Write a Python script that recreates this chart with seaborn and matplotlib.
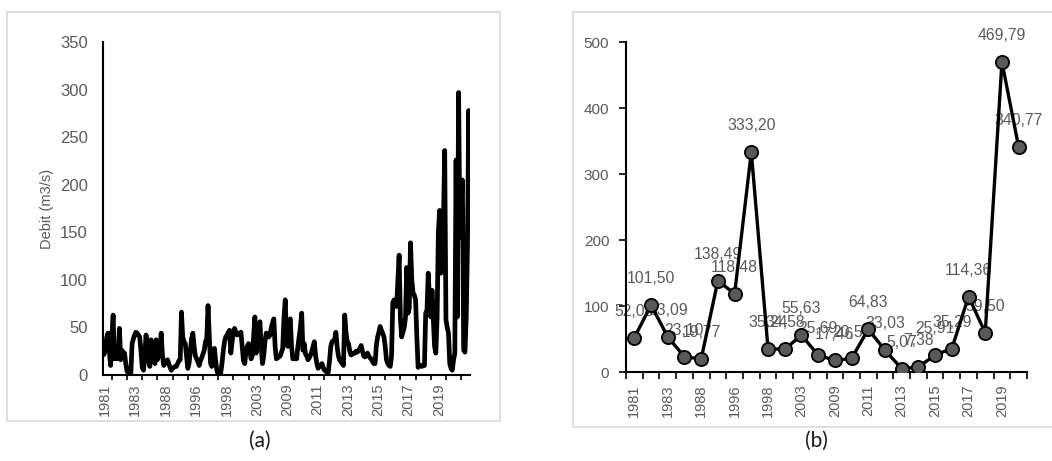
import numpy as np
import pandas as pd
import matplotlib
matplotlib.use("Agg")
import matplotlib.pyplot as plt
from matplotlib.patches import Rectangle
import seaborn as sns

# Monthly discharge (m3/s), one row per year of record
monthly_flow = [
    21, 22, 30, 40, 44, 25, 10, 40, 63, 17, 30, 17,
    20, 49, 16, 26, 24, 23, 12, 4, 2, 1, 2, 33,
    38, 42, 45, 44, 42, 40, 25, 8, 5, 20, 42, 30,
    15, 9, 37, 30, 20, 12, 37, 16, 22, 30, 44, 20,
    10, 12, 14, 16, 12, 8, 5, 7, 8, 9, 9, 12,
    15, 16, 66, 40, 35, 33, 20, 7, 12, 25, 38, 44,
    30, 20, 17, 14, 10, 15, 18, 22, 26, 35, 38, 73,
    40, 12, 9, 20, 28, 15, 5, 0, 1, 2, 12, 25,
    35, 40, 42, 45, 47, 23, 35, 45, 49, 45, 42, 43,
    44, 45, 30, 15, 12, 25, 30, 33, 25, 17, 20, 40,
    61, 23, 35, 50, 56, 30, 12, 20, 35, 44, 43, 40,
    42, 50, 55, 59, 30, 17, 18, 19, 20, 24, 28, 60,
    79, 40, 30, 55, 59, 30, 17, 18, 17, 17, 30, 40,
    50, 65, 26, 33, 22, 20, 16, 18, 21, 25, 30, 35,
    20, 12, 7, 9, 10, 12, 8, 5, 4, 3, 3, 15,
    30, 35, 36, 37, 45, 30, 20, 16, 14, 12, 10, 63,
    45, 35, 33, 25, 21, 22, 23, 23, 25, 24, 26, 28,
    31, 25, 20, 19, 21, 23, 20, 18, 17, 14, 12, 12,
    31, 40, 45, 51, 47, 44, 40, 30, 16, 12, 10, 9,
    20, 76, 79, 76, 72, 100, 126, 60, 40, 45, 50, 60,
    113, 65, 70, 139, 100, 86, 84, 79, 40, 8, 10, 10,
    9, 10, 10, 65, 68, 107, 80, 61, 89, 60, 30, 23,
    60, 150, 173, 107, 150, 160, 236, 58, 50, 44, 12, 7,
    5, 16, 23, 226, 61, 297, 145, 180, 205, 26, 24, 60,
    135, 278, 177,
]
flow_axis_labels = ["1981", "1983", "1988", "1996", "1998", "2003",
                    "2009", "2011", "2013", "2015", "2017", "2019"]

# Annual maximum discharge (m3/s)
max_years = ["1981", "1982", "1983", "1984", "1988", "1989", "1996", "1997",
             "1998", "1999", "2003", "2004", "2009", "2010", "2011", "2012",
             "2013", "2014", "2015", "2016", "2017", "2018", "2019", "2020"]
annual_max = [52.08, 101.50, 53.09, 23.10, 19.77, 138.49, 118.48, 333.20,
              35.24, 34.58, 55.63, 25.69, 17.46, 20.56, 64.83, 33.03,
              5.07, 7.38, 25.91, 35.29, 114.36, 59.50, 469.79, 340.77]

sns.set_style("white")
narrow = ["Liberation Sans Narrow", "Liberation Sans", "DejaVu Sans"]
plt.rcParams["font.family"] = narrow
GREY = "#595959"

fig = plt.figure(figsize=(10.52, 4.61), dpi=100)
W, H = 1052, 461

def fig_rect(x0, y0, x1, y1):
    return [x0 / W, 1 - y1 / H, (x1 - x0) / W, (y1 - y0) / H]

# panel frames
for (x0, y0, x1, y1) in [(7, 12, 500, 421), (573, 12, 1060, 427)]:
    fig.patches.append(Rectangle((x0 / W, 1 - y1 / H), (x1 - x0) / W, (y1 - y0) / H,
                                 transform=fig.transFigure, fill=False,
                                 edgecolor="#d9d9d9", linewidth=1.2))

# ---- (a) monthly discharge
ax1 = fig.add_axes(fig_rect(103, 42, 470, 375))
df_flow = pd.DataFrame({"month": np.arange(len(monthly_flow)), "flow": monthly_flow})
sns.lineplot(data=df_flow, x="month", y="flow", ax=ax1, color="black",
             linewidth=3.4, solid_joinstyle="round", solid_capstyle="round")
ax1.set_xlim(0, len(monthly_flow) - 1)
ax1.set_ylim(0, 350)
ax1.set_yticks(np.arange(0, 351, 50))
ax1.set_xticks([7 + 12 * k for k in range(24)], minor=True)
ax1.set_xticks([1.5 + 24 * k for k in range(len(flow_axis_labels))])
ax1.set_xticklabels(flow_axis_labels, rotation=90)
ax1.tick_params(axis="x", which="major", length=0, pad=6, labelsize=10.5, labelcolor=GREY)
ax1.tick_params(axis="x", which="minor", length=3.5, width=1.2, color="black", direction="out", bottom=True)
ax1.tick_params(axis="y", length=0, pad=11, labelsize=12, labelcolor=GREY)
ax1.set_ylabel("Debit (m3/s)", fontsize=10.5, color=GREY, labelpad=4)
ax1.set_xlabel("")
for side in ["top", "right"]:
    ax1.spines[side].set_visible(False)
for side in ["left", "bottom"]:
    ax1.spines[side].set_color("black")
    ax1.spines[side].set_linewidth(1.5)

# ---- (b) annual maxima
ax2 = fig.add_axes(fig_rect(626, 42, 1027, 372))
df_max = pd.DataFrame({"pos": np.arange(len(annual_max)), "qmax": annual_max})
sns.lineplot(data=df_max, x="pos", y="qmax", ax=ax2, color="black", linewidth=2.4,
             marker="o", markersize=9.5, markerfacecolor="#595959",
             markeredgecolor="black", markeredgewidth=1.3, zorder=3)
for i, v in enumerate(annual_max):
    ax2.annotate(f"{v:.2f}".replace(".", ","), (i, v), xytext=(0, 19),
                 textcoords="offset points", ha="center", va="center",
                 fontsize=11.3, color=GREY, zorder=2)
ax2.set_xlim(-0.5, len(annual_max) - 0.5)
ax2.set_ylim(0, 500)
ax2.set_yticks(np.arange(0, 501, 100))
ax2.set_xticks([k - 0.5 for k in range(len(annual_max) + 1)], minor=True)
ax2.set_xticks(np.arange(0, len(annual_max), 2))
ax2.set_xticklabels(max_years[::2], rotation=90)
ax2.tick_params(axis="x", which="major", length=0, pad=9, labelsize=10.5, labelcolor=GREY)
ax2.tick_params(axis="x", which="minor", length=5, width=1.2, color="black", direction="out", bottom=True)
ax2.tick_params(axis="y", length=5, width=1.2, color="black", direction="out", left=True,
                pad=7, labelsize=11, labelcolor=GREY)
ax2.set_xlabel("")
ax2.set_ylabel("")
for side in ["top", "right"]:
    ax2.spines[side].set_visible(False)
for side in ["left", "bottom"]:
    ax2.spines[side].set_color("black")
    ax2.spines[side].set_linewidth(1.5)

# panel captions
cap_font = ["Lato", "DejaVu Sans"]
fig.text(260 / W, 1 - 441 / H, "(a)", ha="center", va="center", fontsize=15,
         family=cap_font, color="#1a1a1a")
fig.text(816 / W, 1 - 441 / H, "(b)", ha="center", va="center", fontsize=15,
         family=cap_font, color="#1a1a1a")

fig.savefig("out.png", dpi=100)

> _AIM OF THE TASK_
Write out each line of the listing above, exactly, from its first line to the line holding "import seaborn as sns", inclusive. Skip the pictures.

> _EXERCISE SOLUTION_
Write a Python script that recreates this chart with seaborn and matplotlib.
import numpy as np
import pandas as pd
import matplotlib
matplotlib.use("Agg")
import matplotlib.pyplot as plt
from matplotlib.patches import Rectangle
import seaborn as sns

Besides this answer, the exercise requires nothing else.